**Request:**
Only lines with the word "Convert" are needed; collect each of them from the listing below.

**Given records:**
## Begin

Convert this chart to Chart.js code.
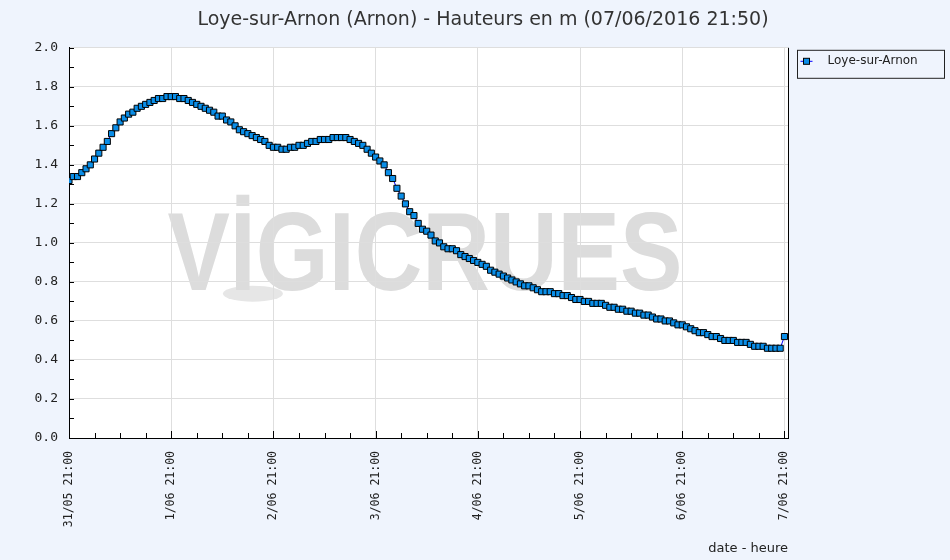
<!DOCTYPE html>
<html>
<head>
<meta charset="utf-8">
<script src="https://cdn.jsdelivr.net/npm/chart.js@4.4.1/dist/chart.umd.min.js"></script>
<style>
  html, body { margin: 0; padding: 0; background: #eff4fd; }
  #wrap { width: 950px; height: 560px; }
</style>
</head>
<body>
<div id="wrap"><canvas id="chart"></canvas></div>
<script>
const titleText = "Loye-sur-Arnon (Arnon) - Hauteurs en m (07/06/2016 21:50)"
const seriesName = "Loye-sur-Arnon"
const dayLabels = ["31/05 21:00", "1/06 21:00", "2/06 21:00", "3/06 21:00",
  "4/06 21:00", "5/06 21:00", "6/06 21:00", "7/06 21:00"]
// hourly water level (m), from 31/05 21:00 onwards
const levels = [
  1.32, 1.34, 1.34, 1.36, 1.38, 1.40, 1.43, 1.46, 1.49, 1.52,
  1.56, 1.59, 1.62, 1.64, 1.66, 1.67, 1.69, 1.70, 1.71, 1.72,
  1.73, 1.74, 1.74, 1.75, 1.75, 1.75, 1.74, 1.74, 1.73, 1.72,
  1.71, 1.70, 1.69, 1.68, 1.67, 1.65, 1.65, 1.63, 1.62, 1.60,
  1.58, 1.57, 1.56, 1.55, 1.54, 1.53, 1.52, 1.50, 1.49, 1.49,
  1.48, 1.48, 1.49, 1.49, 1.50, 1.50, 1.51, 1.52, 1.52, 1.53,
  1.53, 1.53, 1.54, 1.54, 1.54, 1.54, 1.53, 1.52, 1.51, 1.50,
  1.48, 1.46, 1.44, 1.42, 1.40, 1.36, 1.33, 1.28, 1.24, 1.20,
  1.16, 1.14, 1.10, 1.07, 1.06, 1.04, 1.01, 1.00, 0.98, 0.97,
  0.97, 0.96, 0.94, 0.93, 0.92, 0.91, 0.90, 0.89, 0.88, 0.86,
  0.85, 0.84, 0.83, 0.82, 0.81, 0.80, 0.79, 0.78, 0.78, 0.77,
  0.76, 0.75, 0.75, 0.75, 0.74, 0.74, 0.73, 0.73, 0.72, 0.71,
  0.71, 0.70, 0.70, 0.69, 0.69, 0.69, 0.68, 0.67, 0.67, 0.66,
  0.66, 0.65, 0.65, 0.64, 0.64, 0.63, 0.63, 0.62, 0.61, 0.61,
  0.60, 0.60, 0.59, 0.58, 0.58, 0.57, 0.56, 0.55, 0.54, 0.54,
  0.53, 0.52, 0.52, 0.51, 0.50, 0.50, 0.50, 0.49, 0.49, 0.49,
  0.48, 0.47, 0.47, 0.47, 0.46, 0.46, 0.46, 0.46, 0.52
]
const lastHour = 168 + 50 / 60

const BG = "#eff4fd"
const GRID = "#dedede"
const POINT = "#0a8ee8"

// page background, white plot area and the watermark
const backdrop = {
  id: "backdrop",
  beforeDraw(chart) {
    const { ctx, chartArea: a } = chart
    ctx.save()
    ctx.fillStyle = BG
    ctx.fillRect(0, 0, chart.width, chart.height)
    ctx.fillStyle = "#fff"
    ctx.fillRect(a.left, a.top, a.width, a.height)
    const cx = a.left + a.width * 0.495
    const base = a.top + a.height * 0.625
    ctx.fillStyle = "#e6e6e6"
    ctx.beginPath()
    ctx.ellipse(cx - 172, base + 2, 30, 8, 0, 0, Math.PI * 2)
    ctx.fill()
    ctx.fillStyle = "#dcdcdc"
    ctx.font = "bold 112px 'Liberation Sans'"
    ctx.textAlign = "center"
    ctx.textBaseline = "alphabetic"
    ctx.fillText("VİGICRUES", cx, base - 2, 515)
    ctx.restore()
  },
}

// inward tick marks, right frame line and the legend box
const frame = {
  id: "frame",
  beforeDatasetsDraw(chart) {
    const { ctx, chartArea: a, scales } = chart
    ctx.save()
    ctx.strokeStyle = "#000"
    ctx.lineWidth = 1
    ctx.beginPath()
    for (let i = 0; i <= 20; i++) {
      const y = Math.round(scales.y.getPixelForValue(i / 10)) + 0.5
      ctx.moveTo(a.left, y)
      ctx.lineTo(a.left + 5, y)
    }
    for (let h = 0; h <= 168; h += 6) {
      const x = Math.round(scales.x.getPixelForValue(h)) + 0.5
      ctx.moveTo(x, a.bottom)
      ctx.lineTo(x, a.bottom - (h % 24 === 0 ? 7 : 5))
    }
    const r = Math.round(a.right) + 0.5
    ctx.moveTo(r, a.top)
    ctx.lineTo(r, a.bottom)
    ctx.stroke()
    ctx.restore()
  },
  afterDraw(chart) {
    const { ctx, chartArea: a } = chart
    const ds = chart.data.datasets[0]
    const x0 = Math.round(a.right) + 9.5
    const y0 = a.top + 2.5
    ctx.save()
    ctx.fillStyle = BG
    ctx.strokeStyle = "#222"
    ctx.lineWidth = 1
    ctx.fillRect(x0, y0, 147, 28)
    ctx.strokeRect(x0, y0, 147, 28)
    const my = y0 + 11
    ctx.strokeStyle = "#0000ff"
    ctx.beginPath()
    ctx.moveTo(x0 + 3, my)
    ctx.lineTo(x0 + 15, my)
    ctx.stroke()
    ctx.fillStyle = POINT
    ctx.strokeStyle = "#000"
    ctx.fillRect(x0 + 6, my - 3, 6, 6)
    ctx.strokeRect(x0 + 6, my - 3, 6, 6)
    ctx.fillStyle = "#222"
    ctx.font = "12px 'DejaVu Sans'"
    ctx.textBaseline = "middle"
    ctx.fillText(ds.label, x0 + 30, my)
    ctx.restore()
  },
}

const config = {
  type: "line",
  data: {
    datasets: [
      {
        label: seriesName,
        data: levels.map((v, i) => ({ x: i, y: v })),
        borderColor: "#0000ff",
        borderWidth: 1,
        pointStyle: "rect",
        pointRadius: 4.3,
        pointBackgroundColor: POINT,
        pointBorderColor: "#000",
        pointBorderWidth: 1,
        tension: 0,
      },
    ],
  },
  options: {
    responsive: true,
    maintainAspectRatio: false,
    animation: false,
    layout: { padding: { left: 16, right: 0, top: 0, bottom: 0 } },
    scales: {
      x: {
        type: "linear",
        min: 0,
        max: lastHour,
        grid: { color: GRID, drawTicks: false },
        border: { color: "#000" },
        ticks: {
          stepSize: 24,
          includeBounds: false,
          autoSkip: false,
          minRotation: 90,
          maxRotation: 90,
          padding: 13,
          color: "#222",
          font: { family: "'DejaVu Sans Mono'", size: 11.5 },
          callback: (v) => dayLabels[v / 24],
        },
        title: {
          display: true,
          text: "date - heure",
          align: "end",
          color: "#222",
          font: { family: "'DejaVu Sans'", size: 13 },
          padding: { top: 4, bottom: 4 },
        },
        afterFit: (s) => { s.height = 122 },
      },
      y: {
        min: 0,
        max: 2,
        grid: { color: GRID, drawTicks: false },
        border: { color: "#000" },
        ticks: {
          stepSize: 0.2,
          padding: 11,
          color: "#222",
          font: { family: "'DejaVu Sans Mono'", size: 13 },
          callback: (v) => v.toFixed(1),
        },
        afterFit: (s) => { s.width = 53 },
      },
      y2: {
        position: "right",
        min: 0,
        max: 2,
        grid: { display: false, drawTicks: false },
        border: { display: false },
        ticks: { display: false },
        afterFit: (s) => { s.width = 162 },
      },
    },
    plugins: {
      legend: { display: false },
      tooltip: { enabled: false },
      title: {
        display: true,
        text: titleText,
        color: "#333",
        font: { family: "'DejaVu Sans'", size: 19, weight: "normal" },
        padding: { top: 9, bottom: 16 },
      },
    },
  },
  plugins: [backdrop, frame],
}

new Chart(document.getElementById("chart"), config)
</script>
</body>
</html>
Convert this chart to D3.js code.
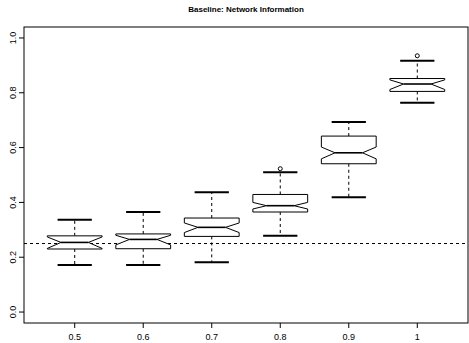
<!DOCTYPE html>
<html><head><meta charset="utf-8">
<script src="https://cdn.jsdelivr.net/npm/d3@7"></script>
<style>body{margin:0;background:#fff;} svg{display:block;}</style>
</head><body>
<script>
const categories = ["0.5","0.6","0.7","0.8","0.9","1"];
const whiskerLow  = [0.172,0.172,0.182,0.278,0.419,0.764];
const q1          = [0.230,0.231,0.276,0.365,0.541,0.805];
const median      = [0.254,0.265,0.309,0.388,0.581,0.832];
const q3          = [0.278,0.285,0.343,0.429,0.642,0.852];
const whiskerHigh = [0.337,0.365,0.437,0.510,0.693,0.917];
const notchLow    = [0.232,0.245,0.290,0.376,0.559,0.812];
const notchHigh   = [0.274,0.280,0.325,0.400,0.602,0.847];
const outliers    = [[],[],[],[0.523],[],[0.935]];
const yTicks = [0,0.2,0.4,0.6,0.8,1.0];
const baseline = 0.25;
const title = "Baseline: Network Information";

const W=469,H=343;
const L=24,R=468,T=27,B=323;
const svg=d3.select("body").append("svg").attr("width",W).attr("height",H);
const x=d3.scaleLinear().domain([0.26,6.74]).range([L,R]);
const y=d3.scaleLinear().domain([-0.04,1.04]).range([B,T]);
const unit = x(2)-x(1);
const wid = 0.4*unit, wntch=0.5*wid, stw=0.25*unit;
const font="'Liberation Sans', Arial, Helvetica, sans-serif";

// title
svg.append("text").attr("x",(L+R)/2).attr("y",11.5).attr("text-anchor","middle")
  .attr("font-family",font).attr("font-weight","bold").attr("font-size",8).text(title);

// frame
svg.append("rect").attr("x",L).attr("y",T).attr("width",R-L).attr("height",B-T)
  .attr("fill","none").attr("stroke","#000").attr("stroke-width",1);

// y axis
const yAx=svg.append("g");
yTicks.forEach(t=>{
  yAx.append("line").attr("x1",L-5).attr("x2",L).attr("y1",y(t)).attr("y2",y(t)).attr("stroke","#000");
  yAx.append("text").attr("transform",`translate(15.5,${y(t)}) rotate(-90)`).attr("text-anchor","middle")
    .attr("font-family",font).attr("font-size",9).text(t.toFixed(1));
});
// x axis
categories.forEach((c,i)=>{
  const cx=x(i+1);
  svg.append("line").attr("x1",cx).attr("x2",cx).attr("y1",B).attr("y2",B+5).attr("stroke","#000");
  svg.append("text").attr("x",cx).attr("y",340).attr("text-anchor","middle")
    .attr("font-family",font).attr("font-size",9).text(c);
});

// baseline
svg.append("line").attr("x1",L).attr("x2",R).attr("y1",y(baseline)).attr("y2",y(baseline))
  .attr("stroke","#000").attr("stroke-dasharray","3,3");

// boxes
categories.forEach((c,i)=>{
  const cx=x(i+1);
  const g=svg.append("g");
  g.append("line").attr("x1",cx).attr("x2",cx).attr("y1",y(q3[i])).attr("y2",y(whiskerHigh[i]))
    .attr("stroke","#000").attr("stroke-dasharray","3,3");
  g.append("line").attr("x1",cx).attr("x2",cx).attr("y1",y(q1[i])).attr("y2",y(whiskerLow[i]))
    .attr("stroke","#000").attr("stroke-dasharray","3,3");
  [whiskerHigh[i],whiskerLow[i]].forEach(v=>{
    g.append("line").attr("x1",cx-stw).attr("x2",cx+stw).attr("y1",y(v)).attr("y2",y(v))
      .attr("stroke","#000").attr("stroke-width",2);
  });
  const pts=[[cx-wid,q1[i]],[cx-wid,notchLow[i]],[cx-wntch,median[i]],[cx-wid,notchHigh[i]],[cx-wid,q3[i]],
             [cx+wid,q3[i]],[cx+wid,notchHigh[i]],[cx+wntch,median[i]],[cx+wid,notchLow[i]],[cx+wid,q1[i]]];
  g.append("polygon").attr("points",pts.map(p=>[p[0],y(p[1])].join(",")).join(" "))
    .attr("fill","#fff").attr("stroke","#000").attr("stroke-width",1);
  g.append("line").attr("x1",cx-wntch).attr("x2",cx+wntch).attr("y1",y(median[i])).attr("y2",y(median[i]))
    .attr("stroke","#000").attr("stroke-width",1.6);
  outliers[i].forEach(v=>{
    g.append("circle").attr("cx",cx).attr("cy",y(v)).attr("r",2).attr("fill","none").attr("stroke","#000");
  });
});
</script>
</body></html>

## End

**The output:**
Convert this chart to Chart.js code.
Convert this chart to D3.js code.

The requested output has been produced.